Look at the data below and print exactly the lines from its first line through the line with "nan = np.nan"; the pictures stay out of the copy.
# START OF Collected data
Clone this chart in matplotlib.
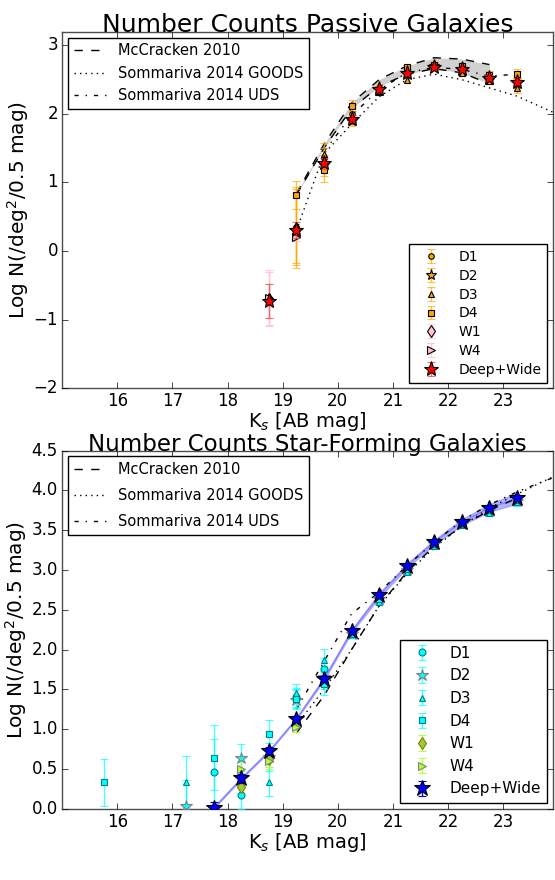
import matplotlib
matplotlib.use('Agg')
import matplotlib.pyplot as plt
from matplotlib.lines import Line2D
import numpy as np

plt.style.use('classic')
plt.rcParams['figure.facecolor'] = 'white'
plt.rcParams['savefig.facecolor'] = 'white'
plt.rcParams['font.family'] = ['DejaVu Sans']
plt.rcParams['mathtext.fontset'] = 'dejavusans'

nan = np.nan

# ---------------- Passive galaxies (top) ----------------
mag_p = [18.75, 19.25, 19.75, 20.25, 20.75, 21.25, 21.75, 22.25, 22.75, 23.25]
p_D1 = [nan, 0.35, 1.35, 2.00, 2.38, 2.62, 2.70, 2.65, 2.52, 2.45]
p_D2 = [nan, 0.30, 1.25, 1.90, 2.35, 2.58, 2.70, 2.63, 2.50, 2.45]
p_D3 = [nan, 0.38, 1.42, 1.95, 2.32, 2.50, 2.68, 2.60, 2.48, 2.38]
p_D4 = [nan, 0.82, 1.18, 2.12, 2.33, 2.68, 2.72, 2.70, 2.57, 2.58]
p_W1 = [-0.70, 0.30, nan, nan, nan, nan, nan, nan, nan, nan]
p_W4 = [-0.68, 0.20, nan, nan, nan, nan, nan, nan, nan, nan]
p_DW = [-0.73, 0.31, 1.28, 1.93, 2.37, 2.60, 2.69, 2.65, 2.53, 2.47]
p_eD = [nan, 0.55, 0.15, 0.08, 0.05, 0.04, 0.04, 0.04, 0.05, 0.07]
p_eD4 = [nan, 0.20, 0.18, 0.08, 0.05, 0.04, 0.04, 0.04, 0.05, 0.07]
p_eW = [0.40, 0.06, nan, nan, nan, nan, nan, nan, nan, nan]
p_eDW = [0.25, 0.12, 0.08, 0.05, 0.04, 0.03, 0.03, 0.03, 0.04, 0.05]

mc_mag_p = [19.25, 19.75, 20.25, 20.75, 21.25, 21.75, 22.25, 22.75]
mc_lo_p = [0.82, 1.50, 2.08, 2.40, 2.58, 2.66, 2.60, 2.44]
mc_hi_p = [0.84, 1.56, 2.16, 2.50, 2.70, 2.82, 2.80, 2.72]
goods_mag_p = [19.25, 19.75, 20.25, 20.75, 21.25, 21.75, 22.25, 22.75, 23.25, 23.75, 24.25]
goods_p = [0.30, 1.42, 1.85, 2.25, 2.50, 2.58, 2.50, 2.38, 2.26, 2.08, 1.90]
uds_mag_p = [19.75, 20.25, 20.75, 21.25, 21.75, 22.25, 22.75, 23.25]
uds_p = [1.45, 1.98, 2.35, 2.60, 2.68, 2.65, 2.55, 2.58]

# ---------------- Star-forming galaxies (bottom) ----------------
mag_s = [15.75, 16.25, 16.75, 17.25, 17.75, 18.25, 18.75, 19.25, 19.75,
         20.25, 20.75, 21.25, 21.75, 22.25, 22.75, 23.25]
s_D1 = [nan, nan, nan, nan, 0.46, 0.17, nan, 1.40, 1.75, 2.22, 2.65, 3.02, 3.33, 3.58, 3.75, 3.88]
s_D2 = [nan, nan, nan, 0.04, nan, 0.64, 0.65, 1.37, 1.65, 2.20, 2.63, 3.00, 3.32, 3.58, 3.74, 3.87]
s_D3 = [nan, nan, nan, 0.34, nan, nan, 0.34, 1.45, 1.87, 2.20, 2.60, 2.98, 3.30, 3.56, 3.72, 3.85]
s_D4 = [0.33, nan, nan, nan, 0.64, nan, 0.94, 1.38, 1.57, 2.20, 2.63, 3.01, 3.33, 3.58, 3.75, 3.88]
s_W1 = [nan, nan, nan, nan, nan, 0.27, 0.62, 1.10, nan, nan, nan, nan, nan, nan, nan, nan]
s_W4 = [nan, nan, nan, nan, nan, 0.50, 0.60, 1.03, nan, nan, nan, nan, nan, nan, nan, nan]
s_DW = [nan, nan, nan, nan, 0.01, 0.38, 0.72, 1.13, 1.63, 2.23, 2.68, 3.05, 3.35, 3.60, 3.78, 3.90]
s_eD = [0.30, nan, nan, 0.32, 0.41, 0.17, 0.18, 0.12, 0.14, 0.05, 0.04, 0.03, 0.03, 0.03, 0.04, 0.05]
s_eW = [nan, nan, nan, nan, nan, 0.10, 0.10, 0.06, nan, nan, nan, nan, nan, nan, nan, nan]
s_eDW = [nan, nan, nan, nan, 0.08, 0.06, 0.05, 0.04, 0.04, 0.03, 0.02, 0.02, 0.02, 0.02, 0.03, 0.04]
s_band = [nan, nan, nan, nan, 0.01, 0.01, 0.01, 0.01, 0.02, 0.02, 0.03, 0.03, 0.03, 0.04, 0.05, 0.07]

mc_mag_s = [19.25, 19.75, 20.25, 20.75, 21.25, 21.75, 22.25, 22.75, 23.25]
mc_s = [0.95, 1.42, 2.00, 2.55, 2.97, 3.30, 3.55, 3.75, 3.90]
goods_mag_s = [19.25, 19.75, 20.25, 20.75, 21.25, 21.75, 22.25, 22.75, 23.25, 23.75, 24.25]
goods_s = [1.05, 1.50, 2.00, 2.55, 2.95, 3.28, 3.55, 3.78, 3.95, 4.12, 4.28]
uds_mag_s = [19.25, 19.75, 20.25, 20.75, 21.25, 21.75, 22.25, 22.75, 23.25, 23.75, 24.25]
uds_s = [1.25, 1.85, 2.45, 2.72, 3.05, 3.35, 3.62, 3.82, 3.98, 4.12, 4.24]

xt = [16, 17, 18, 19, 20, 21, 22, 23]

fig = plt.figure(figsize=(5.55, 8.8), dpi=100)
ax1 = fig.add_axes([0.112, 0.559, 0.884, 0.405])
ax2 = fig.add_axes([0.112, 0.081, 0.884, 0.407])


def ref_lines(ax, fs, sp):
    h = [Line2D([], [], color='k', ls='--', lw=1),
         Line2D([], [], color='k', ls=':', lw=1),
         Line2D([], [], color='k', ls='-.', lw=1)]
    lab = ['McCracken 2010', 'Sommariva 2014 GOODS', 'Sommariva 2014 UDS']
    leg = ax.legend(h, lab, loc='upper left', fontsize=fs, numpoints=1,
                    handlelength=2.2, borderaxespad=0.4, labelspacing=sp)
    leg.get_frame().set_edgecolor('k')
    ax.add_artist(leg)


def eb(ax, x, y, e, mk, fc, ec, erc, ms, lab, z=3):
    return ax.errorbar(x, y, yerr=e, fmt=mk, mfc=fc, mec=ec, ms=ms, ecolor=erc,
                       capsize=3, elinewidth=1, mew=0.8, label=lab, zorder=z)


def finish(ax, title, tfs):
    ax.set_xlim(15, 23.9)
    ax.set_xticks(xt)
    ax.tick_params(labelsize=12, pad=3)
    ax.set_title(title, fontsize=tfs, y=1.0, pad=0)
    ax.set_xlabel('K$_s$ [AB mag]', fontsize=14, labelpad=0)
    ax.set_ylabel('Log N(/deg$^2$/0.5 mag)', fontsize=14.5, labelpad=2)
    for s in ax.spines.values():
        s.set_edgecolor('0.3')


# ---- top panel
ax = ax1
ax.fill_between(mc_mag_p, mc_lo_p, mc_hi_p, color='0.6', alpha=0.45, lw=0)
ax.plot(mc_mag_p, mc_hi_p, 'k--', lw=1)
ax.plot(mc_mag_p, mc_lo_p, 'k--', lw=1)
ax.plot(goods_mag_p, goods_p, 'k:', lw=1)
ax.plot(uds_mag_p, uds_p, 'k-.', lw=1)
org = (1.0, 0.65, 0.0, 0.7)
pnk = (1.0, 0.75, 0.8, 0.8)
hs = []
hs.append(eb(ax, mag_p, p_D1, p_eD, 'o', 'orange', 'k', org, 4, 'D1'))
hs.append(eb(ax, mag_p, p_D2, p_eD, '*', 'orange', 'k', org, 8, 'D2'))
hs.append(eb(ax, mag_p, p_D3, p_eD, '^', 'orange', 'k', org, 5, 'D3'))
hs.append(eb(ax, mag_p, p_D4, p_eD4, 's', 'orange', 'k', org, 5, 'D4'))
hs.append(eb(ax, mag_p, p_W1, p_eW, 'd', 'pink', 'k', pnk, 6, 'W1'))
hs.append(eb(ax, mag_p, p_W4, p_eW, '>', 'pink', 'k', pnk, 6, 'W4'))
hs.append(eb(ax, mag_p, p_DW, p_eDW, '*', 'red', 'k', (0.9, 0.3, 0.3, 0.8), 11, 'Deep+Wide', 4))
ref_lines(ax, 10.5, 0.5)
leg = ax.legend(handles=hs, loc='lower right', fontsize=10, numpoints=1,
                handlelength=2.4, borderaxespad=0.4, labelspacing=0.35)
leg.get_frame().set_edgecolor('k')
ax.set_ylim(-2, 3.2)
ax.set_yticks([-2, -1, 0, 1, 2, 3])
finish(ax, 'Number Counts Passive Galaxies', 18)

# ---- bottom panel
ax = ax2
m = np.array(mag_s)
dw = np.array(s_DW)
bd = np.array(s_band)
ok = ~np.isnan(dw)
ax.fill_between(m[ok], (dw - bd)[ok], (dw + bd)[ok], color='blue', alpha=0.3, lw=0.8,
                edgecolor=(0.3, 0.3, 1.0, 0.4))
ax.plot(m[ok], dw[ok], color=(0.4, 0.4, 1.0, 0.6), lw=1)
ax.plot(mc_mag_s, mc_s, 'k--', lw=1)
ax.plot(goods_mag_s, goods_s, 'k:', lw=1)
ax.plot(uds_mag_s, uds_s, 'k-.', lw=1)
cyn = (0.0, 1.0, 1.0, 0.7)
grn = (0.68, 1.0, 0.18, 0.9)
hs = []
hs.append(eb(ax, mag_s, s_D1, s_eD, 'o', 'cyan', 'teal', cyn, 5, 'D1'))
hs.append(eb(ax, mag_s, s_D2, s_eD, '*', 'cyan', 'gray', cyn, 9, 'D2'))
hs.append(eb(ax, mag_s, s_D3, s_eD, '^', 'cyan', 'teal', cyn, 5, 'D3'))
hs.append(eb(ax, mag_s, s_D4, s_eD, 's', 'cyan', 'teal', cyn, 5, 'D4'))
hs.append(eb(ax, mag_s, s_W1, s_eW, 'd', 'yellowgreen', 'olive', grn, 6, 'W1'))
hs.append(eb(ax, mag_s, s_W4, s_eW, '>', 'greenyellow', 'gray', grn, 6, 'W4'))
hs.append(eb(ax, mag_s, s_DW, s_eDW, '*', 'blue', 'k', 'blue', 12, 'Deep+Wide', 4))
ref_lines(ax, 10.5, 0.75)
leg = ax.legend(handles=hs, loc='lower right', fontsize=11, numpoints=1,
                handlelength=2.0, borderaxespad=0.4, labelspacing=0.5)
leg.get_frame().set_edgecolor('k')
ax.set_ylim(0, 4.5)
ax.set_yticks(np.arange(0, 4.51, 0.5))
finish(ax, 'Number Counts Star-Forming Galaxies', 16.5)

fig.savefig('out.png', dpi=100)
# END OF Collected data
**Reply**
Clone this chart in matplotlib.
import matplotlib
matplotlib.use('Agg')
import matplotlib.pyplot as plt
from matplotlib.lines import Line2D
import numpy as np

plt.style.use('classic')
plt.rcParams['figure.facecolor'] = 'white'
plt.rcParams['savefig.facecolor'] = 'white'
plt.rcParams['font.family'] = ['DejaVu Sans']
plt.rcParams['mathtext.fontset'] = 'dejavusans'

nan = np.nan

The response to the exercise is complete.